::: RECORDED DATA

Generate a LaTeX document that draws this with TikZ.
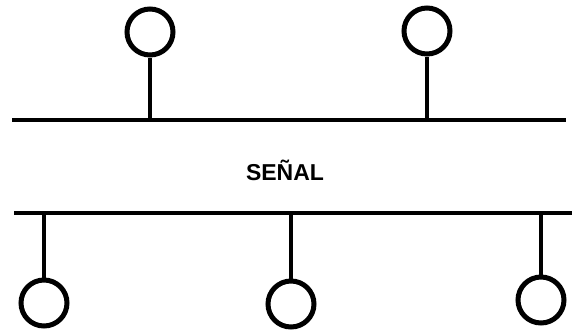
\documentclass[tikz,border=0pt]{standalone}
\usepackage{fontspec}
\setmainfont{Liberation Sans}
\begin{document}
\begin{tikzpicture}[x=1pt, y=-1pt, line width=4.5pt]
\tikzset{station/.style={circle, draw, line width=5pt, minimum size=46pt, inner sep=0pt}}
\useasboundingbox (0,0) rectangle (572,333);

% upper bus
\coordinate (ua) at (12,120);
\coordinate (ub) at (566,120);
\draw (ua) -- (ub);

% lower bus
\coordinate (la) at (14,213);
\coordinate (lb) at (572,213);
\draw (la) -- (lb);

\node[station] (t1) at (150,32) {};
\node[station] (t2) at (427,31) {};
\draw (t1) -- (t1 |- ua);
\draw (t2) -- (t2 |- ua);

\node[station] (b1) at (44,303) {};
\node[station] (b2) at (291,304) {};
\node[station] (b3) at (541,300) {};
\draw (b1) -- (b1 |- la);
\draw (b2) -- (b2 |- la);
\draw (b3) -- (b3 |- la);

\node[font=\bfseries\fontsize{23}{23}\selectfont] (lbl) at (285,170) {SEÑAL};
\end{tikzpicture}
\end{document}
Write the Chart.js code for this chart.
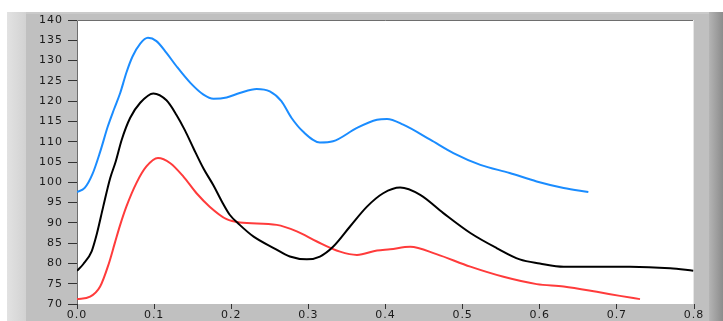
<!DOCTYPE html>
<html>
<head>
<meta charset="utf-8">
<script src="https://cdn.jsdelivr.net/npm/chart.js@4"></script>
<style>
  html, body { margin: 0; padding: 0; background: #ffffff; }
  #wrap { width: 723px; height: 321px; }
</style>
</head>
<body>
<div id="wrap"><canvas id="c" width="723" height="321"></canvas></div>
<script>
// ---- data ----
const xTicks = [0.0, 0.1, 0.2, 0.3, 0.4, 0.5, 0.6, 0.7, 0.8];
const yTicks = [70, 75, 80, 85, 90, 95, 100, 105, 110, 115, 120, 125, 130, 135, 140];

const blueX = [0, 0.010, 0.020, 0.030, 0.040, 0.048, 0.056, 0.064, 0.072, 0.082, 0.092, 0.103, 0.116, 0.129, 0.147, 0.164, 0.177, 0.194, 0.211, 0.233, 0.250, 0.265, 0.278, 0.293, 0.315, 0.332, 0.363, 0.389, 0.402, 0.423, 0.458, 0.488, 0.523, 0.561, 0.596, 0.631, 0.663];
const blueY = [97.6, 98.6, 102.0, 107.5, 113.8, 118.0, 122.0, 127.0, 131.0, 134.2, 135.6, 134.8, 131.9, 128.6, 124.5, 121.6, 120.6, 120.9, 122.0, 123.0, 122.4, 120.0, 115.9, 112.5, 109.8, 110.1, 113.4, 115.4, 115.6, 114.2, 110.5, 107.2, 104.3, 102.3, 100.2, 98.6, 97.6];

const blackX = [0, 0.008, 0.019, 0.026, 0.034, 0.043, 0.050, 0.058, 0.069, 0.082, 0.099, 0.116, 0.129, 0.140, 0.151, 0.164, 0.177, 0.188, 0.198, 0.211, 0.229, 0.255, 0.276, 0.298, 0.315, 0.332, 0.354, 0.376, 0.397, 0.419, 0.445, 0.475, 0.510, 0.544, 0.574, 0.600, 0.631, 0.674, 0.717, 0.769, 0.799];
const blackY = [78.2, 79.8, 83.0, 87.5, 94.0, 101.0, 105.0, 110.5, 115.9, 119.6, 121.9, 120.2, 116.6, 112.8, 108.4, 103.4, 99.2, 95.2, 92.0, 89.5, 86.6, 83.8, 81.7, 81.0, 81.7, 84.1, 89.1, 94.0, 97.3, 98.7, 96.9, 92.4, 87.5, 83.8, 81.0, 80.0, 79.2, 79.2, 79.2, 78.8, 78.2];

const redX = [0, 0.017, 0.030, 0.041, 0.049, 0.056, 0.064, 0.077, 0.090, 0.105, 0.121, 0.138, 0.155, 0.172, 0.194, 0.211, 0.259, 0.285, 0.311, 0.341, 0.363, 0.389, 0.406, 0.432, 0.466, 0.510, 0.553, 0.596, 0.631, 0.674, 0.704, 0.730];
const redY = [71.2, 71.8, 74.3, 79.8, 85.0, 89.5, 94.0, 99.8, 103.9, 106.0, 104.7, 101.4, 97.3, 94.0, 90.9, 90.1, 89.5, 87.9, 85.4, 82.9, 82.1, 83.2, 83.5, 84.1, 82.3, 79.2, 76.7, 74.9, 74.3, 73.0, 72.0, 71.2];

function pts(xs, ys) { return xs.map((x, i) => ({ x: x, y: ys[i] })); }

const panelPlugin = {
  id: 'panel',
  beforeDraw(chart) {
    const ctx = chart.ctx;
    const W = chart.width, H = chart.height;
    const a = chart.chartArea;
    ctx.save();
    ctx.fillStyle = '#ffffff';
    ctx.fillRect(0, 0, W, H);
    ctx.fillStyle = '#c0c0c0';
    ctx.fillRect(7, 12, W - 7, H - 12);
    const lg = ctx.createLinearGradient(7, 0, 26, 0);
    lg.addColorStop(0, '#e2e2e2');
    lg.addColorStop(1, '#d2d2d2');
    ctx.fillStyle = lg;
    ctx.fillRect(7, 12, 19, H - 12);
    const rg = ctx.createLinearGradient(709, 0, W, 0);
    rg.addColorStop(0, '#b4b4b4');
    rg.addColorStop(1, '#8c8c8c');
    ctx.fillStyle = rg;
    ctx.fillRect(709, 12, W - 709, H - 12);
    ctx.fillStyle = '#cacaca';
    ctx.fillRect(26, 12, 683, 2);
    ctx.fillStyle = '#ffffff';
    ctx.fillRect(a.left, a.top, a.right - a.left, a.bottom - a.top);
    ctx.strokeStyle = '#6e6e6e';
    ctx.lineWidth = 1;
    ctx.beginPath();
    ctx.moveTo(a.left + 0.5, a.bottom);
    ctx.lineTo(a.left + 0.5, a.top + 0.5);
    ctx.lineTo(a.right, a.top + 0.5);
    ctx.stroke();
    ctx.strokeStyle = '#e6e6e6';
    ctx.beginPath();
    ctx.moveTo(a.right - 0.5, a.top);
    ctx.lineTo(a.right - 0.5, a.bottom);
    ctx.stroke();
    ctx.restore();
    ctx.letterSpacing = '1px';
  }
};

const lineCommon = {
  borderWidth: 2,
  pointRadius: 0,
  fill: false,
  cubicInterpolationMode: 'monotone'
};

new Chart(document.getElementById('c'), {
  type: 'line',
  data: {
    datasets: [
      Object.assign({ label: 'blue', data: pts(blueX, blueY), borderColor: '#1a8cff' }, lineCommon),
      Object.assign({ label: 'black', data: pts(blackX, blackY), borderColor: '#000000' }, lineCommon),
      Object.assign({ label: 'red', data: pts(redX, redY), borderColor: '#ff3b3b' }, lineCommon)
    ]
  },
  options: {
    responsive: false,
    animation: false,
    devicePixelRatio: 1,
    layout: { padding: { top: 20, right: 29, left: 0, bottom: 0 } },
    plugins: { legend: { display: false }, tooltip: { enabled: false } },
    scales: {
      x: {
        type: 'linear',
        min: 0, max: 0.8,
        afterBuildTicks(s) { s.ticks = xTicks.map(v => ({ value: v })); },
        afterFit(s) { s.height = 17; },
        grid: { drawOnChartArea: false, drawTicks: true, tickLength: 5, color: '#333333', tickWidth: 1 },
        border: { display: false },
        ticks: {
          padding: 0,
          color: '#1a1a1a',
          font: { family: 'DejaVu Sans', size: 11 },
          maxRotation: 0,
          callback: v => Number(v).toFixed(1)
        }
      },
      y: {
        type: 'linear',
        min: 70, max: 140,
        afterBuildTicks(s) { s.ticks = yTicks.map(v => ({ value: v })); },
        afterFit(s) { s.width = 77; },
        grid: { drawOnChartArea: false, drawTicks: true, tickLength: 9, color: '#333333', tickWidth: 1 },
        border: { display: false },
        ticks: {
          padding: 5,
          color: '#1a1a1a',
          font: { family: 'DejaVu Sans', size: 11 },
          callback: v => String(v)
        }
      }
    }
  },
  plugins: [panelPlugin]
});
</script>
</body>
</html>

::::::

TASK PROMPT = Would you reproduce the lines above, from the very first through the line containing "130, 135, 140];", exactly and without the pictures?

SOLUTION TO THE EXERCISE =
Generate a LaTeX document that draws this with TikZ.
\documentclass[tikz,border=0pt]{standalone}
\usepackage{fontspec}
\setmainfont{Liberation Sans}
\begin{document}
\begin{tikzpicture}[x=1pt, y=-1pt, line width=4.5pt]
\tikzset{station/.style={circle, draw, line width=5pt, minimum size=46pt, inner sep=0pt}}
\useasboundingbox (0,0) rectangle (572,333);

% upper bus
\coordinate (ua) at (12,120);
\coordinate (ub) at (566,120);
\draw (ua) -- (ub);

% lower bus
\coordinate (la) at (14,213);
\coordinate (lb) at (572,213);
\draw (la) -- (lb);

\node[station] (t1) at (150,32) {};
\node[station] (t2) at (427,31) {};
\draw (t1) -- (t1 |- ua);
\draw (t2) -- (t2 |- ua);

\node[station] (b1) at (44,303) {};
\node[station] (b2) at (291,304) {};
\node[station] (b3) at (541,300) {};
\draw (b1) -- (b1 |- la);
\draw (b2) -- (b2 |- la);
\draw (b3) -- (b3 |- la);

\node[font=\bfseries\fontsize{23}{23}\selectfont] (lbl) at (285,170) {SEÑAL};
\end{tikzpicture}
\end{document}
Write the Chart.js code for this chart.
<!DOCTYPE html>
<html>
<head>
<meta charset="utf-8">
<script src="https://cdn.jsdelivr.net/npm/chart.js@4"></script>
<style>
  html, body { margin: 0; padding: 0; background: #ffffff; }
  #wrap { width: 723px; height: 321px; }
</style>
</head>
<body>
<div id="wrap"><canvas id="c" width="723" height="321"></canvas></div>
<script>
// ---- data ----
const xTicks = [0.0, 0.1, 0.2, 0.3, 0.4, 0.5, 0.6, 0.7, 0.8];
const yTicks = [70, 75, 80, 85, 90, 95, 100, 105, 110, 115, 120, 125, 130, 135, 140];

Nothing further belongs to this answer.